FTX could have more than one million creditors

Court filing provides first insight into collapse of cryptocurrency exchange FTX

FTX logo on smartphone screen                                 
A court filing has revealed FTX may have more than one million creditors – Photo: Shutterstock
                                

FTX made a filing with the US federal court database system PACER that has provided the first genuine insight into the bankrupt cryptocurrency exchange’s condition. 

Once one of the world’s largest cryptocurrency exchanges, FTX collapsed last week after experiencing a substantial liquidity crisis.

The rush of investors attempting to withdraw their funds was precipitated by reports that raised questions about the relationship between FTX and the trading firm Alameda Research, both of which were founded by Sam Bankman-Fried. 

Describing the events of the past week as “unprecedented”, the filing stated: “FTX faced a severe liquidity crisis that necessitated the filing of these cases on an emergency basis last Friday.

“Questions arose about Mr Bankman-Fried’s leadership and the handling of FTX’s complex array of assets and businesses under his direction.”

Bankman-Fried stepped down as CEO on 11 November 2022. The company filed for bankruptcy on the same day and appointed John J Ray III as its new CEO. Ray previously led the energy giant Enron through its bankruptcy in the mid 2000s.

FTX could have over one million creditors

Monday’s filing included 100 dockets for its multiple related entities, including Alameda Research, Clifton Bay Investments and West Realm Shires. Instead of filing individual motions for each entity, FTX filed to jointly administer the group as one. 

Furthermore, the company asked if it could create a top 50 creditors list for the overall umbrella rather than creating lists of the top 20 creditors for each entity. 
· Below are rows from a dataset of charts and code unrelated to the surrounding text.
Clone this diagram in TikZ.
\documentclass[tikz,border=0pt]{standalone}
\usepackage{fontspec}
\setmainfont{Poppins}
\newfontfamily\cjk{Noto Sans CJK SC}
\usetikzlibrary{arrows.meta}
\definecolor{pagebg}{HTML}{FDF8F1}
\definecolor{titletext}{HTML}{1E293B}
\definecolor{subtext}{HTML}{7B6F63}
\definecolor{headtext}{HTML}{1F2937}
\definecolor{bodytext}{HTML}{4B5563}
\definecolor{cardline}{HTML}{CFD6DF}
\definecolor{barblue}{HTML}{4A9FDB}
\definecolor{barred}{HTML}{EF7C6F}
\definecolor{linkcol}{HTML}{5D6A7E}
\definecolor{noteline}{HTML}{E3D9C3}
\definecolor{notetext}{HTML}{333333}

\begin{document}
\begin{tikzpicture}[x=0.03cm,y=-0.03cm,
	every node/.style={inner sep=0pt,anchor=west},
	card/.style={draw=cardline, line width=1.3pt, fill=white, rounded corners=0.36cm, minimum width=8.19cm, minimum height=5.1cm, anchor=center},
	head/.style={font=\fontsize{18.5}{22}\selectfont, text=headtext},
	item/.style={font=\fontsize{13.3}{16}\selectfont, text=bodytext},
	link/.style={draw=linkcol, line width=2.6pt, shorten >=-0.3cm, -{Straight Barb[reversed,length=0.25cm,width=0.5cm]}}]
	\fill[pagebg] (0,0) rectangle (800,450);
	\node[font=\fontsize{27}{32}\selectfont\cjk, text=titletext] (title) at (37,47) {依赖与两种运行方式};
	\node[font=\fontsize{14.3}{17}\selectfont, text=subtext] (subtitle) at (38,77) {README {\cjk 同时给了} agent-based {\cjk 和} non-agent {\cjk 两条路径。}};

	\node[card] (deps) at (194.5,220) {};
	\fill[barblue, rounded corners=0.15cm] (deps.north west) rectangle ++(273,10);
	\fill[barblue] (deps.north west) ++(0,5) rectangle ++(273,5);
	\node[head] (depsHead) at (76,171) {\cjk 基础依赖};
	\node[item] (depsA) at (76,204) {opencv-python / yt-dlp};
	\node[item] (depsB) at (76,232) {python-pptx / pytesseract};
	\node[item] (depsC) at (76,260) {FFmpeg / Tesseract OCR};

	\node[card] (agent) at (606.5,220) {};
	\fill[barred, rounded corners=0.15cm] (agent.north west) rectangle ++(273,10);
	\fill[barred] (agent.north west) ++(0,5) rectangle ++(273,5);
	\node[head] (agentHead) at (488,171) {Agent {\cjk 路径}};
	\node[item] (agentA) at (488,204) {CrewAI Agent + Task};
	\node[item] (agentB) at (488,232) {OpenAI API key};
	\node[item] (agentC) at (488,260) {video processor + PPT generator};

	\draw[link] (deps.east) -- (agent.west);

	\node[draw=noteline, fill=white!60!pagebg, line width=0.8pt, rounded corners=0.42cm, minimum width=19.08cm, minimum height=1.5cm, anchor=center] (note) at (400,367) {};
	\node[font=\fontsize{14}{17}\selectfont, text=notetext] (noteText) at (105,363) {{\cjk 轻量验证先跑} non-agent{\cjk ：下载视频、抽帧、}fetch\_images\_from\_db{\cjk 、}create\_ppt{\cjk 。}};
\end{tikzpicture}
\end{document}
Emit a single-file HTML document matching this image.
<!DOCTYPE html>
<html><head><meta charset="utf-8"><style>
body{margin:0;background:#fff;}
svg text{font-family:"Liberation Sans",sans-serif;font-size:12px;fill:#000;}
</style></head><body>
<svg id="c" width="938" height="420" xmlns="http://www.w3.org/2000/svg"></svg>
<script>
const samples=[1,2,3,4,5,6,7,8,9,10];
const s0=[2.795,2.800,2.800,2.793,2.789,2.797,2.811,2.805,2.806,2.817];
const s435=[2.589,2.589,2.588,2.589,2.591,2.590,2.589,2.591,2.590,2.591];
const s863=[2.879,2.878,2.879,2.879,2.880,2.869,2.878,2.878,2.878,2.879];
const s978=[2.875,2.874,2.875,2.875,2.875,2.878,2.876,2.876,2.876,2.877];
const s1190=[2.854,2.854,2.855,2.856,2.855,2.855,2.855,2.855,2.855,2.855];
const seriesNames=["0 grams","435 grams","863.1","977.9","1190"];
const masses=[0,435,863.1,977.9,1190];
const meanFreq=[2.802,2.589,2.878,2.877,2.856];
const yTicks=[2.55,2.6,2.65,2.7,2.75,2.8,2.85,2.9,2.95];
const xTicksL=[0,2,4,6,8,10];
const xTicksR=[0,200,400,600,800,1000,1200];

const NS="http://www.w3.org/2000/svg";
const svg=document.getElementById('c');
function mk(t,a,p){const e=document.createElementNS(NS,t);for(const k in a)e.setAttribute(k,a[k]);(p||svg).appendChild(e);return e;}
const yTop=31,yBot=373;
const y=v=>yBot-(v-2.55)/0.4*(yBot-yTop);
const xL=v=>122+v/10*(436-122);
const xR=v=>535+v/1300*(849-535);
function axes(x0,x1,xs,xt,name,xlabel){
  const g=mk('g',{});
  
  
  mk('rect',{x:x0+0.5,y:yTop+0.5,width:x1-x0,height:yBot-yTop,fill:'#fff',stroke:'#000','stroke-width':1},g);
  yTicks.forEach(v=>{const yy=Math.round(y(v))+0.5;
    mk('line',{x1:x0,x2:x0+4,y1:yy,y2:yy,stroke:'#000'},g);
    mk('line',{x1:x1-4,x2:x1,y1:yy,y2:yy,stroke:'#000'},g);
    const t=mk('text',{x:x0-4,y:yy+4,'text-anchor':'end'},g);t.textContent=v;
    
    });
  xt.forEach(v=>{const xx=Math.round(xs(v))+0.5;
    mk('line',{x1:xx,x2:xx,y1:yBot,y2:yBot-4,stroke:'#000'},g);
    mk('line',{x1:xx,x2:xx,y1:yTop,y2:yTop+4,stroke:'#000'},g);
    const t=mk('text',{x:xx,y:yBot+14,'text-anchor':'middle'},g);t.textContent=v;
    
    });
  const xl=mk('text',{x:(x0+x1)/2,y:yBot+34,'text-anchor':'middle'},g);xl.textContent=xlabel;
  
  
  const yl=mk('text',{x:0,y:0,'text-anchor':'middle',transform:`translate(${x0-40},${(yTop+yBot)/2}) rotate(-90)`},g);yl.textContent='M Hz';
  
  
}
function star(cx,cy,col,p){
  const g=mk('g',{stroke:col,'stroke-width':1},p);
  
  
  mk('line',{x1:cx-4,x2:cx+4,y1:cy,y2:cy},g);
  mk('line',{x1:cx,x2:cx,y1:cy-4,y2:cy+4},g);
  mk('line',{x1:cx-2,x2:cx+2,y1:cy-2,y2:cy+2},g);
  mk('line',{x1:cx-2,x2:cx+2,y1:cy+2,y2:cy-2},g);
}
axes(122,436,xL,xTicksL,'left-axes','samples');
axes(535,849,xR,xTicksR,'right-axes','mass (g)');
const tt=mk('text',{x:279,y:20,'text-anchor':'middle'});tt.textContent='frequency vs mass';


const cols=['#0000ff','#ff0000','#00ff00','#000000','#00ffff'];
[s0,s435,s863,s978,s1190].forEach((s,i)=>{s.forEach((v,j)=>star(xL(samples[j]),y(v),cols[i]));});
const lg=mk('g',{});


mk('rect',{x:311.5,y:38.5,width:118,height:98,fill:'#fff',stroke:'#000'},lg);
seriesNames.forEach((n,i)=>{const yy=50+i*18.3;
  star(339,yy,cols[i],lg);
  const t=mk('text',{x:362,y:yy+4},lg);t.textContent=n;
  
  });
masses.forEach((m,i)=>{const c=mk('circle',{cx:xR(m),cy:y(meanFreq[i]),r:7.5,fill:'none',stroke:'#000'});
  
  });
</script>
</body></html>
When justifying its request, FTX revealed that “there could be more than one million creditors” in its Chapter 11 bankruptcy cases. 

Given the number of creditors, the firm asked for permission to email them its bankruptcy notice rather than serve them with notices at their homes.
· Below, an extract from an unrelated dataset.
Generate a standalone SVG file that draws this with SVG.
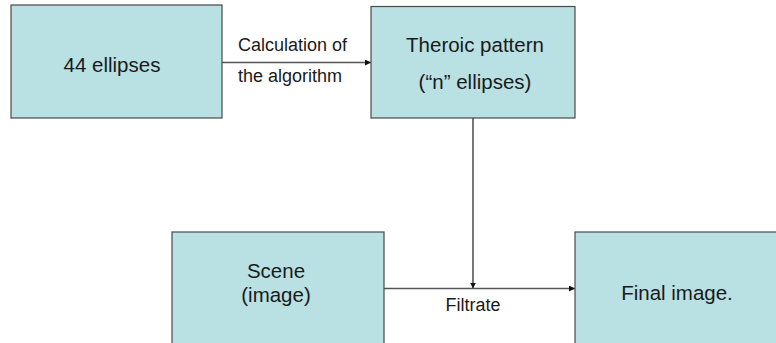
<svg xmlns="http://www.w3.org/2000/svg" width="776" height="343" viewBox="0 0 776 343">
<defs>
<style>
.box{fill:#b9e0e3;stroke:#4a4a4a;stroke-width:1.2}
.t{font-family:"Liberation Sans",Arial,sans-serif;font-size:20.5px;fill:#1a1a1a;text-anchor:middle}
.l{font-family:"Liberation Sans",Arial,sans-serif;font-size:18px;fill:#1a1a1a}
.c{fill:none;stroke:#555;stroke-width:1.6}
</style>
<marker id="ah" viewBox="0 0 10 10" refX="10" refY="5" markerWidth="6" markerHeight="6" markerUnits="userSpaceOnUse" orient="auto">
<path d="M0,0 L10,5 L0,10 z" fill="#111"/>
</marker>
</defs>
<rect width="776" height="343" fill="#fff"/>
<g id="connectors">
<line class="c" x1="222" y1="62.5" x2="371" y2="62.5" marker-end="url(#ah)"/>
<line class="c" x1="473" y1="118" x2="473" y2="288.5" marker-end="url(#ah)"/>
<line class="c" x1="384" y1="288.5" x2="575" y2="288.5" marker-end="url(#ah)"/>
<text class="l" x="238" y="51">Calculation of</text>
<text class="l" x="238" y="82">the algorithm</text>
<text class="l" x="473" y="311" text-anchor="middle">Filtrate</text>
</g>
<g id="n1">
<rect class="box" x="11" y="5" width="211" height="113"/>
<text class="t" x="112" y="72">44 ellipses</text>
</g>
<g id="n2">
<rect class="box" x="371" y="6.5" width="204" height="111.5"/>
<text class="t" x="475" y="52">Theroic pattern</text>
<text class="t" x="475" y="89">(“n” ellipses)</text>
</g>
<g id="n3">
<rect class="box" x="172" y="232" width="212" height="120"/>
<text class="t" x="276" y="278">Scene</text>
<text class="t" x="276" y="302">(image)</text>
</g>
<g id="n4">
<rect class="box" x="575" y="232" width="210" height="120"/>
<text class="t" x="677" y="300">Final image.</text>
</g>
</svg>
The filing also referenced Friday’s hack, during which hundreds of millions of dollars worth of cryptocurrency was drained from FTX wallets.
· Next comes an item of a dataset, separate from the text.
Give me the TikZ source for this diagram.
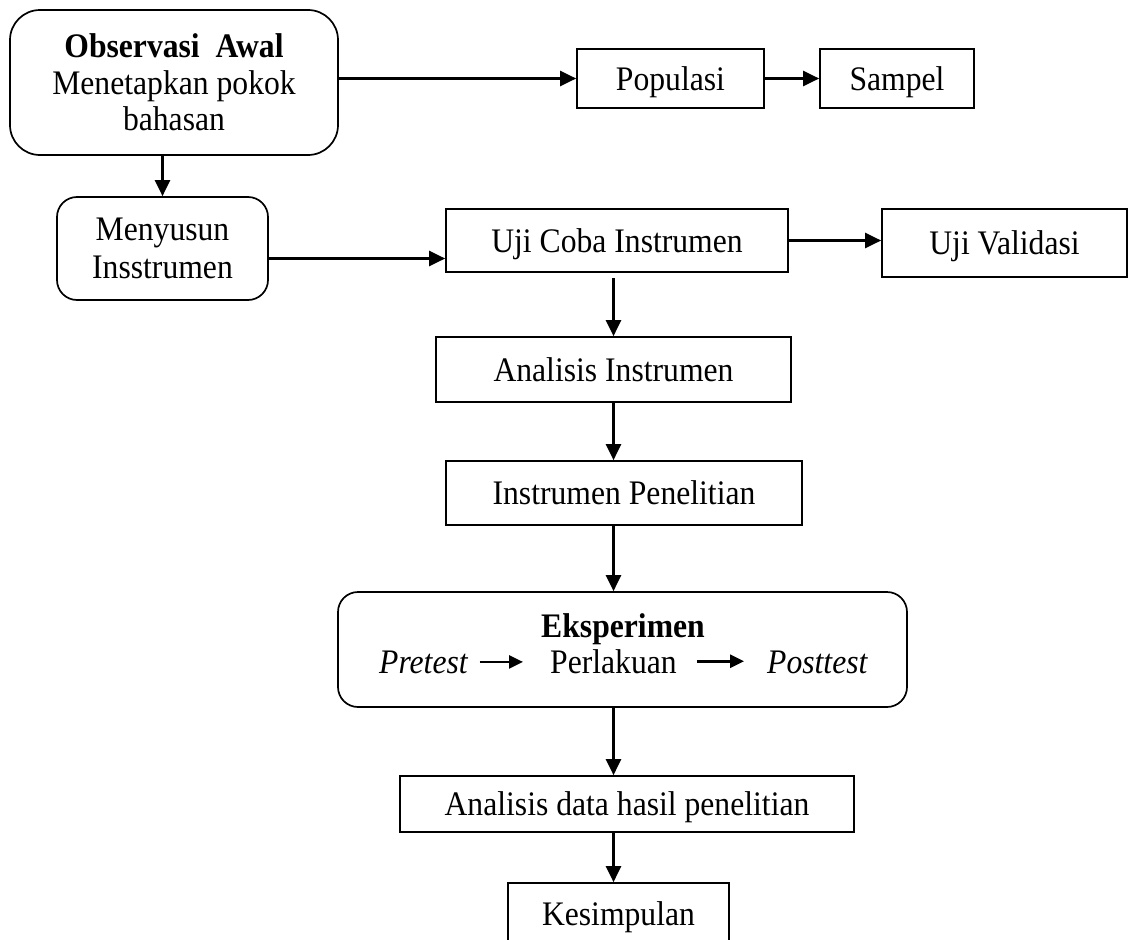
\documentclass[tikz,border=0pt]{standalone}
\usepackage{fontspec}
\setmainfont{Liberation Serif}[FakeStretch=0.92]
\usetikzlibrary{arrows.meta}
\tikzset{
  frame/.style={draw,line width=1.7bp,inner sep=0pt,align=center},
  box/.style={frame,text height=23bp,text depth=0pt},
  rbox/.style={frame,rounded corners=#1},
  rbox/.default=20bp,
  flow/.style={line width=2.4bp,-{Triangle[length=16bp,width=15bp]}},
  small flow/.style={line width=2.6bp,-{Triangle[length=14bp,width=13bp]}},
  plain/.style={inner sep=0pt},
}
\begin{document}
\begin{tikzpicture}[font=\fontsize{34.4bp}{36.5bp}\selectfont]
\useasboundingbox (0bp,0bp) rectangle (1129bp,-940bp);
%%
\node (obs) at (174bp,-82.5bp) [rbox=30bp,minimum width=328bp,minimum height=145bp] {\textbf{Observasi\ \ Awal}\\Menetapkan pokok\\bahasan};
  \node (pop) at (670.5bp,-78.5bp) [box,minimum width=187bp,minimum height=59bp] {Populasi};
  \node (samp) at (897bp,-78.5bp) [box,minimum width=154bp,minimum height=59bp] {Sampel};
  \node (meny) at (162.5bp,-248.5bp) [rbox,minimum width=211bp,minimum height=103bp] {Menyusun\\[1.5bp]Insstrumen};
  \node (uji) at (617bp,-240.5bp) [box,minimum width=342bp,minimum height=63bp] {Uji Coba Instrumen};
  \node (valid) at (1004.5bp,-243bp) [box,minimum width=245bp,minimum height=68bp] {Uji Validasi};
  \node (anains) at (613.5bp,-369.5bp) [box,minimum width=355bp,minimum height=65bp] {Analisis Instrumen};
  \node (inspen) at (624bp,-493bp) [box,minimum width=356bp,minimum height=64bp] {Instrumen Penelitian};
  \node (eks) at (622.5bp,-649.5bp) [rbox,minimum width=569bp,minimum height=115bp] {};
  \node (eks_t) at (623bp,-637bp) [plain,anchor=base] {\textbf{Eksperimen}};
  \node (pre) at (379bp,-673bp) [plain,anchor=base west] {\textit{Pretest}};
  \node (perl) at (550bp,-673bp) [plain,anchor=base west] {Perlakuan};
  \node (post) at (767bp,-673bp) [plain,anchor=base west] {\textit{Posttest}};
  \node (anadata) at (627bp,-804bp) [box,minimum width=454bp,minimum height=56bp] {Analisis data hasil penelitian};
  \node (kes) at (618.5bp,-914bp) [box,minimum width=221bp,minimum height=62bp] {Kesimpulan};
  % connectors
  \draw [flow] (obs.east |- pop.west) -- (pop.west);
  \draw [flow] (pop.east) -- (samp.west);
  \draw [flow] (obs.south -| meny.north) -- (meny.north);
  \draw [flow] ([yshift=-10bp]meny.east) -- ([yshift=-10bp]meny.east -| uji.west);
  \draw [flow] (uji.east) -- (uji.east -| valid.west);
  \draw [flow,shorten <=5bp] (anains.north |- uji.south) -- (anains.north);
  \draw [flow] (anains.south) -- (anains.south |- inspen.north);
  \draw [flow] (anains.south |- inspen.south) -- (anains.south |- eks.north);
  \draw [flow] (anains.south |- eks.south) -- (anains.south |- anadata.north);
  \draw [flow] (anains.south |- anadata.south) -- (anains.south |- kes.north);
  \draw [small flow,shorten <=11bp,shorten >=27bp] (pre.east) -- (pre.east -| perl.west);
  \draw [small flow,shorten <=20bp,shorten >=23bp] (perl.east) -- (perl.east -| post.west);
%
\end{tikzpicture}
\end{document}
It said on Friday 11 November, FTX removed trading and withdrew functionality on its exchanges and moved “as many digital assets as possible to a new cold wallet custodian while simultaneously responding to a cyberattack”.

Recognising the “substantial interest in these events among regulatory authorities around the world”, the filing revealed that FTX’s legal team had been in contact with the “US Attorney’s Office, the US Securities and Exchange Commission, the Commodity Futures Trading Commission, and dozens of Federal, state and international regulatory agencies.”

Visa cuts ties with FTX

Until last week a popular and pervasive brand, celebrities and corporations have rushed to distance themselves from FTX in the wake of its collapse. 

Payments giant Visa recently confirmed that it would end its debit card partnership with FTX.

The project was hailed as an example of the growing acceptance of digital assets in the financial mainstream and was set to be expanded to 40 new countries as part of a “long-term global partnership” announced only last month.